Question

Energy conversion in a photoelectric cell takes place from
A. chemical to electrical
B. magnetic to electrical
C. optical to electrical
D. mechanical to electrical

Answer 1

Hint:The equation for photoelectric effect is\[h\nu = {\phi _o} + {E_k}\]. Comparing the L.H.S and R.H.S. of this photoelectric equation, the energy of the photons in the incident radiation is used for emission of electrons, that is the energy of photons is converted into electrical energy. In this equation, the minimum amount of energy required for electron emission from the metal surface is the work function of that metal and the frequency of light corresponding to this minimum energy is called threshold frequency and the corresponding wavelength is called threshold wavelength.

Formula(e) used:
Energy, \[E = h\nu = \dfrac{{hc}}{\lambda }\]
Equation for photoelectric effect, \[h\nu = {\phi _o} + {E_k}\]
Work function, \[{\phi _o} = h{\nu _o} = \dfrac{{hc}}{{{\lambda _o}}}\]
Where,
E = energy of incident radiation
\[{\phi _o}\]= Work function of the metal
\[{E_k}\]= energy of the emitted photoelectron
\[c{\rm{ }} = \text{speed of light}= 3 \times {10^8}m/s\]
\[\nu \]= frequency of the light,
\[{\nu _o}\]= threshold frequency,
\[\lambda \]= wavelength of the light,
\[{\lambda _o}\]= threshold wavelength

Complete step by step solution:
A Light beam can be considered as a train of energetic but massless particles called photons. When the beam of light strikes the surface of a metal, these photons transfer their energy in quanta (i.e. energy of each photon equal to \[h\nu \]) to atoms inside the metal. The electrons present in the ground state in the atom gain this energy as kinetic energy and are basically ejected out of the metal atom.

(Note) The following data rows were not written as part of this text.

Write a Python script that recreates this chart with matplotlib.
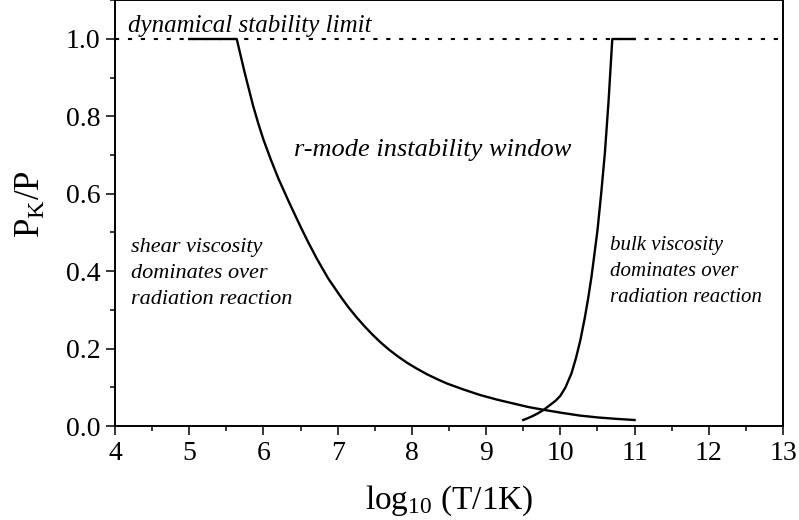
import numpy as np
import matplotlib
matplotlib.use('Agg')
import matplotlib.pyplot as plt
from matplotlib.ticker import MultipleLocator

plt.rcParams['font.family'] = ['Liberation Serif', 'DejaVu Serif']
plt.rcParams['mathtext.fontset'] = 'custom'
plt.rcParams['mathtext.rm'] = 'Liberation Serif'
plt.rcParams['mathtext.it'] = 'Liberation Serif:italic'

# Shear viscosity boundary.
shear_x = [5.0, 5.64, 5.75, 5.86, 5.93, 6.0, 6.1, 6.2, 6.35, 6.5, 6.6, 6.72,
           6.87, 7.03, 7.14, 7.25, 7.36, 7.48, 7.59, 7.7, 7.81, 7.93, 8.06,
           8.2, 8.33, 8.47, 8.7, 8.92, 9.15, 9.37, 9.57, 9.77, 10.02, 10.26,
           10.51, 10.75, 11.0]
shear_y = [1.0, 1.0, 0.911, 0.828, 0.782, 0.740, 0.688, 0.640, 0.576, 0.515,
           0.476, 0.432, 0.382, 0.337, 0.308, 0.282, 0.258, 0.234, 0.214,
           0.196, 0.180, 0.164, 0.149, 0.134, 0.122, 0.110, 0.094, 0.080,
           0.068, 0.058, 0.049, 0.042, 0.034, 0.027, 0.022, 0.0185, 0.0155]

# Bulk viscosity boundary.
bulk_x = [9.5, 9.56, 9.63, 9.7, 9.77, 9.88, 9.94, 10.0, 10.07, 10.15, 10.21,
          10.27, 10.33, 10.375, 10.42, 10.46, 10.5, 10.55, 10.6, 10.65, 10.7, 11.0]
bulk_y = [0.0155, 0.020, 0.026, 0.033, 0.041, 0.057, 0.066, 0.078, 0.100,
          0.136, 0.175, 0.222, 0.280, 0.330, 0.386, 0.445, 0.505, 0.600,
          0.705, 0.840, 1.0, 1.0]

limit_y = 1.0

fig = plt.figure(figsize=(7.99, 5.2), dpi=100)
ax = fig.add_axes([115 / 799, 94 / 520, 668 / 799, 425.7 / 520])

ax.axhline(limit_y, color='black', lw=1.5, dashes=(2.0, 4.2))
ax.plot(shear_x, shear_y, color='black', lw=1.7)
ax.plot(bulk_x, bulk_y, color='black', lw=1.7)

ax.set_xlim(4, 13)
ax.set_ylim(0, 1.1)
ax.xaxis.set_major_locator(MultipleLocator(1))
ax.xaxis.set_minor_locator(MultipleLocator(0.5))
ax.yaxis.set_minor_locator(MultipleLocator(0.1))
ax.set_yticks([0.0, 0.2, 0.4, 0.6, 0.8, 1.0])
ax.set_yticklabels(['0.0', '0.2', '0.4', '0.6', '0.8', '1.0'])
ax.tick_params(which='major', direction='out', length=6.5, width=1.1, labelsize=20, pad=4)
ax.tick_params(which='minor', direction='out', length=3.6, width=1.1)
for s in ax.spines.values():
    s.set_linewidth(1.4)

ax.set_xlabel(r'log$_{\mathrm{10}}$ (T/1K)', fontsize=24, labelpad=13)
ax.set_ylabel(r'P$_{\mathrm{K}}$/P', fontsize=25)
ax.yaxis.set_label_coords(-0.10, 0.52)

ax.text(4.175, 1.019, 'dynamical stability limit', style='italic', fontsize=18,
        ha='left', va='baseline')
ax.text(8.28, 0.713, 'r-mode instability window', style='italic', fontsize=19,
        ha='center', va='center')
ax.text(4.22, 0.393, 'shear viscosity\ndominates over\nradiation reaction',
        style='italic', fontsize=16, ha='left', va='center', linespacing=1.5)
ax.text(10.67, 0.40, 'bulk viscosity\ndominates over\nradiation reaction',
        style='italic', fontsize=15, ha='left', va='center', linespacing=1.5)

fig.savefig('out.png', dpi=100)
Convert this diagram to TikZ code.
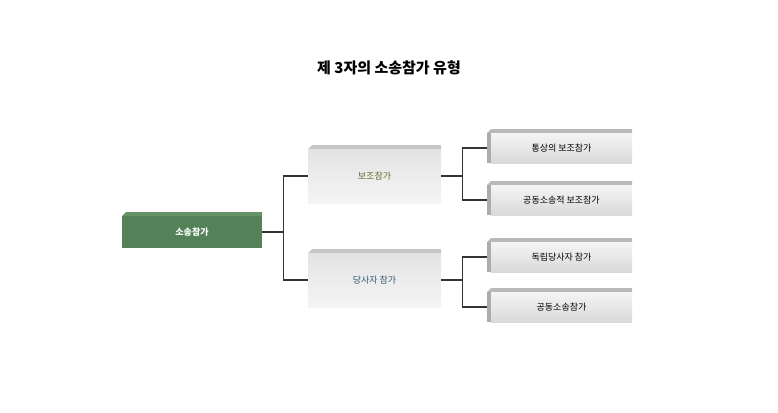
\documentclass[tikz,border=0pt]{standalone}
\usepackage{fontspec}
\newfontfamily\kr{Noto Sans CJK KR}
\begin{document}
\begin{tikzpicture}[x=1pt,y=-1pt,
 gbox/.style={draw=none,shade,top color=gray!12,bottom color=gray!30,minimum height=#1},
 edge/.style={draw=black!80,line width=1.2pt}]
\useasboundingbox (0,0) rectangle (778,412);
\node[font=\kr\bfseries\fontsize{15}{18}\selectfont] (title) at (389,68) {제 3자의 소송참가 유형};
% green
\fill[green!30!black!60] (122,216)--(126,212)--(262,212)--(262,216)--cycle;
\node[fill={rgb,255:red,84;green,130;blue,88},minimum width=140pt,minimum height=32pt,inner sep=0,font=\kr\bfseries\fontsize{9}{10}\selectfont,text=white] (root) at (192,232) {소송참가};
% mid
\foreach \n/\y/\t/\c in {a/174/보조참가/{rgb,255:red,90;green,110;blue,40},b/278/당사자 참가/{rgb,255:red,50;green,90;blue,120}}{
 \fill[gray!45] (308,\y-25)--(312,\y-29)--(441,\y-29)--(441,\y-25)--cycle;
 \node[shade,top color=gray!22,bottom color=gray!8,minimum width=133pt,minimum height=54pt,inner sep=0,font=\kr\fontsize{9}{10}\selectfont,text=\c] (\n) at (374.5,\y+2) {\t};
}
% right
\foreach \n/\y/\t in {c/148/통상의 보조참가,d/200/공동소송적 보조참가,e/257/독립당사자 참가,f/307/공동소송참가}{
 \fill[gray!55] (487,\y-15)--(491,\y-19)--(632,\y-19)--(632,\y-15)--cycle;
 \fill[gray!65] (487,\y-15) rectangle (491,\y+15);
 \node[shade,top color=gray!8,bottom color=gray!30,minimum width=141pt,minimum height=30pt,inner sep=0,font=\kr\fontsize{9}{10}\selectfont] (\n) at (561.5,\y) {\t};
}
\draw[edge] (root.east) -- ++(21,0) coordinate (j1);
\draw[edge] (j1 |- a.west) -- (j1 |- b.west);
\draw[edge] (j1 |- a.west) -- (a.west);
\draw[edge] (j1 |- b.west) -- (b.west);
\draw[edge] (a.east) -- ++(21,0) coordinate (j2);
\draw[edge] (j2 |- c.west) -- (j2 |- d.west);
\draw[edge] (j2 |- c.west) -- ([xshift=-4pt]c.west);
\draw[edge] (j2 |- d.west) -- ([xshift=-4pt]d.west);
\draw[edge] (b.east) -- ++(21,0) coordinate (j3);
\draw[edge] (j3 |- e.west) -- (j3 |- f.west);
\draw[edge] (j3 |- e.west) -- ([xshift=-4pt]e.west);
\draw[edge] (j3 |- f.west) -- ([xshift=-4pt]f.west);
\end{tikzpicture}
\end{document}
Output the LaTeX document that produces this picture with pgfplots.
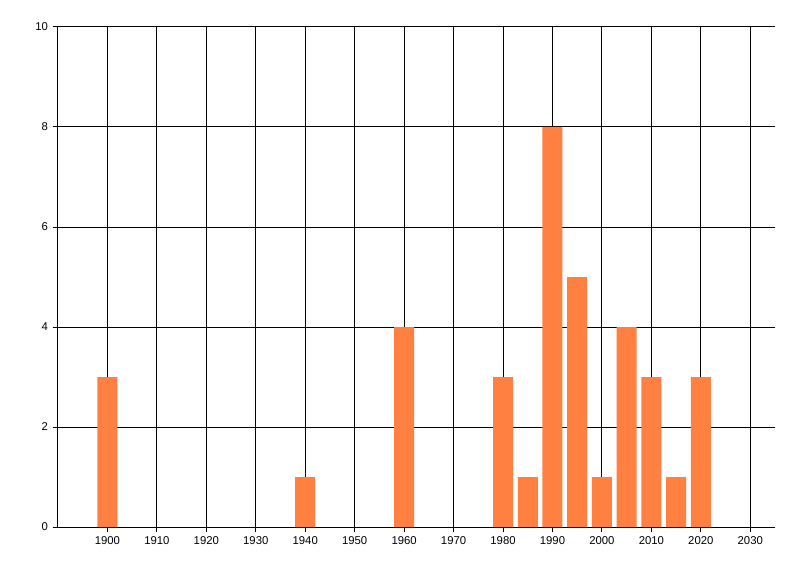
\documentclass[border=0pt]{standalone}
\usepackage{pgfplots}
\pgfplotsset{compat=1.18}
\usepackage{fontspec}
\setmainfont{Liberation Sans}
\definecolor{barorange}{RGB}{255,128,64}

\begin{document}
\begin{tikzpicture}
\useasboundingbox (-43.5pt,-36.75pt) rectangle (556.5pt,395.25pt);
\begin{axis}[
    at = {(0,0)}, anchor = south west
  , scale only axis
  , width = 537.75pt, height = 375pt
  , xmin = 1890, xmax = 2035
  , ymin = 0, ymax = 10
  , xtick = {1900,1910,...,2030}
  , ytick = {0,2,...,10}
  , axis x line* = bottom, axis y line* = left
  , axis line style = {-, black, line width=0.75pt}
  , grid = major
  , major grid style = {black, line width=0.75pt}
  , tick style = {black, line width=0.75pt}
  , tick align = outside
  , major tick length = 4pt
  , ticklabel style = {font=\fontsize{8.5}{10}\selectfont}
  , /pgf/number format/assume math mode=true
  , /pgf/number format/1000 sep={}
  , xtick pos = bottom, ytick pos = left
  , clip = false
  ]
\addplot[ybar, bar width=15pt, fill=barorange, draw=none] coordinates {
  (1900,3) (1940,1) (1960,4) (1980,3) (1985,1) (1990,8)
  (1995,5) (2000,1) (2005,4) (2010,3) (2015,1) (2020,3)
};
\end{axis}
\end{tikzpicture}
\end{document}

This movement of electrons leads to generation of electric current. This phenomenon is called the photoelectric effect. It was discovered by Einstein in 1905 for which he also won the Nobel prize in physics. Photoelectric effect takes place only if this energy is higher than the threshold energy of the metal. These emitted electrons are called photoelectrons whose energy is less than the energy of the incident light as some of the energy is utilised in overcoming the barrier energy or the work function.

Work function thus can be defined as the minimum energy required for photoelectron emission from the surface of a particular metal. Equation for photoelectric effect is,
\[h\nu = {\phi _o} + {E_k}\]---- (1)
Work function,
\[{\phi _o} = h{\nu _o} = \dfrac{{hc}}{{{\lambda _o}}}\]---(2)
Here the energy of photons present in the beam of incident light is used for emission of electrons from the metal surface. So, the form of energy conversion is from optical to electrical. The current produced due to these emitted photoelectrons is called photocurrent and thus we get photoelectricity. Hence the Energy conversion in a photoelectric cell takes place from optical to electrical.

Hence option C is the correct answer.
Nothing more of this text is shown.